История Санкт-Петербурга и его символическая роль в русской культуре сделали его естественным местом для возникновения сильной школы краеведения. В начале ХХ века возник целый ряд общественных объединений и культурных учреждений, имевших целью изучить северную столицу России и/или сохранить наиболее ценные исторические и архитектурные памятники города. Будучи глубоко инновационными во многих отношениях, они разработали новые методы исследования и описания местных ландшафтов, концепции, программы организации исследовательской деятельности и академические стандарты, придумали терминологию и установили далеко идущие научные цели. Краеведы со всей России сегодня признают эти структуры важнейшими источниками, из которых развилась их дисциплина. Благодаря как историческому вкладу этих учреждений начала XX века, так и динамичности познавательных инициатив в современном Санкт-Петербурге российские краеведы сегодня признают этот город «теоретическим центром» краеведения. В нем работает значительный контингент специалистов, которые идентифицируют себя как краеведы, и выпускается больше публикаций, классифицируемых как относящиеся к краеведению, чем в любом другом городе в России. Научные направления, возникшие в Петербурге, даже сейчас быстро распространяются по стране и оказывают большое влияние на работу научных коллективов в других областях.
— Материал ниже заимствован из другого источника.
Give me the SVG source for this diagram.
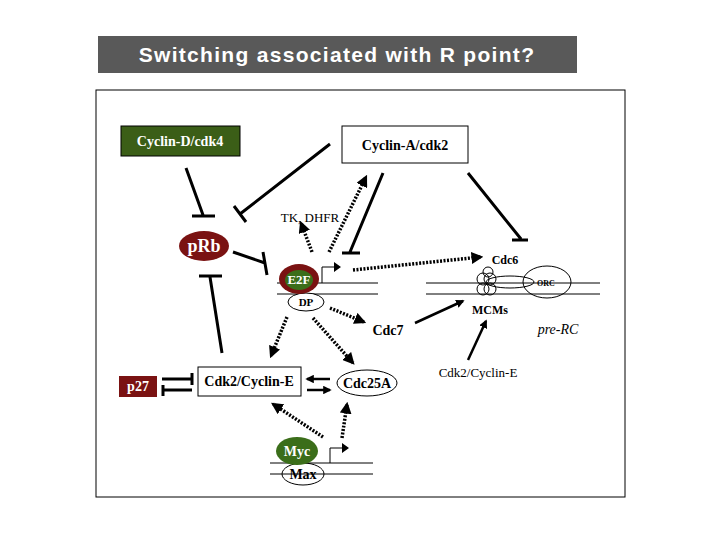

Тем не менее мое решение написать о краеведении в контексте Санкт-Петербурга может, по крайней мере с определенной точки зрения, показаться неуместным. Несмотря на то что большинство современных ученых считают это трюизмом, обозначение Санкт-Петербурга как «теоретического центра» современного краеведения иногда выглядит парадоксально как для россиян, далеких от предмета, так и для зарубежных наблюдателей с некоторым знанием славянских языков. Этимология термина «краеведение» играет роль в появлении таких реакций. В русском языке слово «край» имеет несколько различных значений. Оно может относиться к некоему региону или административному округу, как я отмечала ранее, но оно также вызывает множество других, более прямых ассоциаций. Чаще всего этот термин обозначает самый дальний предел какого-либо предмета или вещества (край стола, край одежды) и, следовательно, при использовании в отношении территориальных единиц, как правило, предполагает расположение на периферии, на расстоянии от центра (край села, край света, окраина деревни). Таким образом, если разбить термин «краеведение» на составляющие, можно понимать его как изучение отдаленных районов, тех мест, которые находятся дальше всего от столицы. Это слово попахивает провинциализмом и, как следствие, когда используется в отношении научных проектов, сосредоточенных в резиденции бывшего императорского правительства, выглядит неподходящим для многих русскоговорящих. Хотя географически Санкт-Петербург и правда находится на окраине российской территории и весной 1918 года город перестал быть столицей страны, в сознании многих россиян он по-прежнему имеет огромное культурное значение и, следовательно, далеко не провинциален по характеру.

1В Болгарии, например, аналогичная дисциплина, известная как «краезнание», оформилась после Второй мировой войны, предположительно, по крайней мере частично, под советским влиянием. Как отмечает Александр Ковачев, слово «краезнание» редко встречается в болгарских публикациях до этого периода. Хотя, безусловно, явление может существовать до того, как оно получит название, появление терминологии часто сигнализирует о новом этапе самосознания и, следовательно, формальной организации. Cм. [Ковачев 1999: 4].
2См. также определения в «Словаре русского языка» С. И. Ожегова и в [Милонов 1985: 3].
3Описание истории и значение Heimatkunde см. в [Confino 1997].
4Обсуждение роли идентичности в исследованиях, посвященных сексуальным меньшинствам, см. в [Cohen 1993].
5Попытки аргументировать внутреннюю интеллектуальную согласованность как неотъемлемый атрибут «истинной» дисциплинарности кажутся в некоторых случаях основанными на неправильном понимании Мишеля Фуко. Фуко утверждал, что особый вид единства представляет собой неотъемлемое свойство индивидуализированных дискурсов, но это не упрощенное единство концепций, тем или стиля. Он допускал большую неоднородность внутри дискурсов. Единство, которое он воспринимал как удерживающее вместе индивидуализированные дискурсивные образования, лежит за пределами границ дискурса, в правилах и отношениях, которые регулируют его формирование. См. [Foucault 1972: 72].
6См., например, описание организации пятой ежегодной конференции по изучению лесбиянок и геев в [Cohen 1993: 418–419].
7В июне 2000 года Л. Я. Лурье выступил с докладом, где затрагивался этот вопрос, на международном семинаре по краеведению и западным формам региональных исследований, который проходил в Мраморном дворце в Санкт-Петербурге. Его доклад назывался «Использование регионального исторического мифа в современной политической борьбе».
8Когда мы считаем что-то авторитетным, мы предполагаем, что оно нетипично: мы подразумеваем, что оно устанавливает нормы, а не придерживается их. Несмотря на всю свою широко разрекламированную «неповторимость», Санкт-Петербург на протяжении всей своей истории оказывал заметное влияние на архитектуру и культуру других населенных пунктов России.